## What you will do
Nothing but the lines from the top of the data to the line holding "import matplotlib.pyplot as plt" should be printed, word for word and both ends included; leave the pictures out.

## Data excerpt
◇ ◇ ◇
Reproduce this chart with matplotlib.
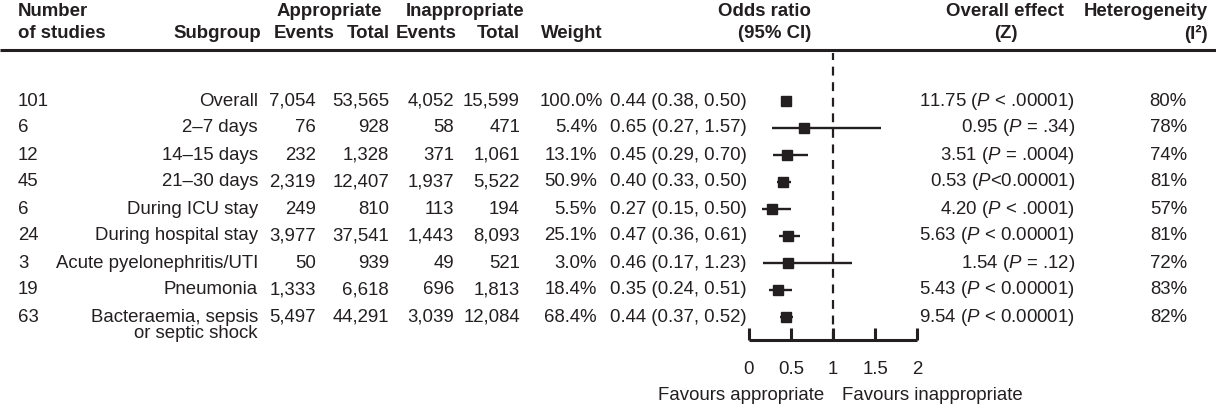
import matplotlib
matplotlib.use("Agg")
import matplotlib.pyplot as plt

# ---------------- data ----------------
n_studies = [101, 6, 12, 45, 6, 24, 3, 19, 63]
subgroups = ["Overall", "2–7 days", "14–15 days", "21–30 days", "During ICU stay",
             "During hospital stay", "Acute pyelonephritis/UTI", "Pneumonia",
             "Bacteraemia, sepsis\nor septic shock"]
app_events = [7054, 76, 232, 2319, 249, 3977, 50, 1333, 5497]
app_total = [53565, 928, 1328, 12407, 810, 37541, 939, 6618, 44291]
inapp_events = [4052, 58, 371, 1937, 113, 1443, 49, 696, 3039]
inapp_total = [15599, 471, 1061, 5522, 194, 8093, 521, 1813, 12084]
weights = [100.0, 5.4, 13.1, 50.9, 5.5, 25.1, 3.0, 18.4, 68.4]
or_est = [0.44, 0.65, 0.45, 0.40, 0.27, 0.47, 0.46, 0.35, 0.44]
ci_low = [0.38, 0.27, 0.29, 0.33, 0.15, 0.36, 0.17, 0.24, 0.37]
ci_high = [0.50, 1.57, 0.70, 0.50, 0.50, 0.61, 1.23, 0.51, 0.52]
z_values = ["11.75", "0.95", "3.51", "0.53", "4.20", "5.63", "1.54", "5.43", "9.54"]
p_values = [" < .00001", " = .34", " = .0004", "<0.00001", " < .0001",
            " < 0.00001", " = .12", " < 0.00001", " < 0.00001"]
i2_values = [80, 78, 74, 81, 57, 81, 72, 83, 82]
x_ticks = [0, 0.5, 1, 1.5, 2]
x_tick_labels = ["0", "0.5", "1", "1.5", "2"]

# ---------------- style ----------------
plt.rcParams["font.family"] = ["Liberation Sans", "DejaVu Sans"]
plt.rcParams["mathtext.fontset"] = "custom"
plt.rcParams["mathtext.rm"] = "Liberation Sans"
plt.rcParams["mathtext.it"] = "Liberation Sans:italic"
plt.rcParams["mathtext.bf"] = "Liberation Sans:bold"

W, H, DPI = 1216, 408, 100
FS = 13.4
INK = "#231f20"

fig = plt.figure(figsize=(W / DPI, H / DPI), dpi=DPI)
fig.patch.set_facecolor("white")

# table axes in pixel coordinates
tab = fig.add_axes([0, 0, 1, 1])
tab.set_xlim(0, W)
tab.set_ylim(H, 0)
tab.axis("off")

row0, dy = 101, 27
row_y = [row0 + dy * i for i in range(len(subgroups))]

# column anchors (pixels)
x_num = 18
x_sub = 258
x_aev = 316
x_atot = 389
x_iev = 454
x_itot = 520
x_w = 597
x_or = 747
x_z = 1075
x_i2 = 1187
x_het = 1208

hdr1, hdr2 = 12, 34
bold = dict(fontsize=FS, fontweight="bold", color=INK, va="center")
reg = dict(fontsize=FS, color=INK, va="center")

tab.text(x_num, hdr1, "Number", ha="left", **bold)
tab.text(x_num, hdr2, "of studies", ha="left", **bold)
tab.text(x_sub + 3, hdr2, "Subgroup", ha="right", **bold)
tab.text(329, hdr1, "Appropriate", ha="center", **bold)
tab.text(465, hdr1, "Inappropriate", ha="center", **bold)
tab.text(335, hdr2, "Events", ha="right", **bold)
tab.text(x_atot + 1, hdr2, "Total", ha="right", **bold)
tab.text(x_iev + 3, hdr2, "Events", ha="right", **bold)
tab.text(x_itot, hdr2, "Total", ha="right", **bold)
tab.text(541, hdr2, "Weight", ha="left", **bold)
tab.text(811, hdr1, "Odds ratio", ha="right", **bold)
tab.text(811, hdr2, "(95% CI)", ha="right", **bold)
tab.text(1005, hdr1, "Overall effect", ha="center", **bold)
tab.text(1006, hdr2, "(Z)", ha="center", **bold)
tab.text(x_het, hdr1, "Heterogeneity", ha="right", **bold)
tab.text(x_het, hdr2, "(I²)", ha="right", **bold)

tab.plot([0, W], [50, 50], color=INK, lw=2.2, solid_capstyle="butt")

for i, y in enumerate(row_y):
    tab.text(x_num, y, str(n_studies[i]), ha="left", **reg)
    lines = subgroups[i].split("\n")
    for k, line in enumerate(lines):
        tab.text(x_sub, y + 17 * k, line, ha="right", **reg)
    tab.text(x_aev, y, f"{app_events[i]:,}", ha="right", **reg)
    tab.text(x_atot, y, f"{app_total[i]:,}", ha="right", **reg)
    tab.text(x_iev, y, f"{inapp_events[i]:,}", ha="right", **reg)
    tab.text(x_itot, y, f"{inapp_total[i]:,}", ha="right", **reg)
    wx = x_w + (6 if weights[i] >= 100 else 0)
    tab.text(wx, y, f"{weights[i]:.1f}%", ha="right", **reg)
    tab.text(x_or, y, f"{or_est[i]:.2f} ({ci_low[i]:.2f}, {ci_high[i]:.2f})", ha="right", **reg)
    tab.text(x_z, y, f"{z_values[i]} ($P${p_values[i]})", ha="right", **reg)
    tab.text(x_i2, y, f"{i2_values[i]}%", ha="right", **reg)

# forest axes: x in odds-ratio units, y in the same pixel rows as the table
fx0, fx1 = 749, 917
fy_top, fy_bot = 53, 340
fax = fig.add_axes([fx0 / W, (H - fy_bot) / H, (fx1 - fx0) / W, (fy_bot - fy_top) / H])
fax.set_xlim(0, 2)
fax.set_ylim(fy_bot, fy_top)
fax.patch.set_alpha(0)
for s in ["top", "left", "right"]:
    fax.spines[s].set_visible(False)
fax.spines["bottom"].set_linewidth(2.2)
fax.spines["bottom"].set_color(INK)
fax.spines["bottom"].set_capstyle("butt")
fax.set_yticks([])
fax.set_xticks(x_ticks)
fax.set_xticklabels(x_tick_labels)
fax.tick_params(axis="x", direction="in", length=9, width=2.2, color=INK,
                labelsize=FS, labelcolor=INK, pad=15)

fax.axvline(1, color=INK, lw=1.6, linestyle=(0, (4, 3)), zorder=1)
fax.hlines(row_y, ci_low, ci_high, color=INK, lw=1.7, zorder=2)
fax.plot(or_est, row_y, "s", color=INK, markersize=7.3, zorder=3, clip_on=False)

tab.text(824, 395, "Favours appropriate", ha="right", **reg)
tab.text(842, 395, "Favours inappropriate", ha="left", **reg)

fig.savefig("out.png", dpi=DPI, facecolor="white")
◇ ◇ ◇
## The solution
Reproduce this chart with matplotlib.
import matplotlib
matplotlib.use("Agg")
import matplotlib.pyplot as plt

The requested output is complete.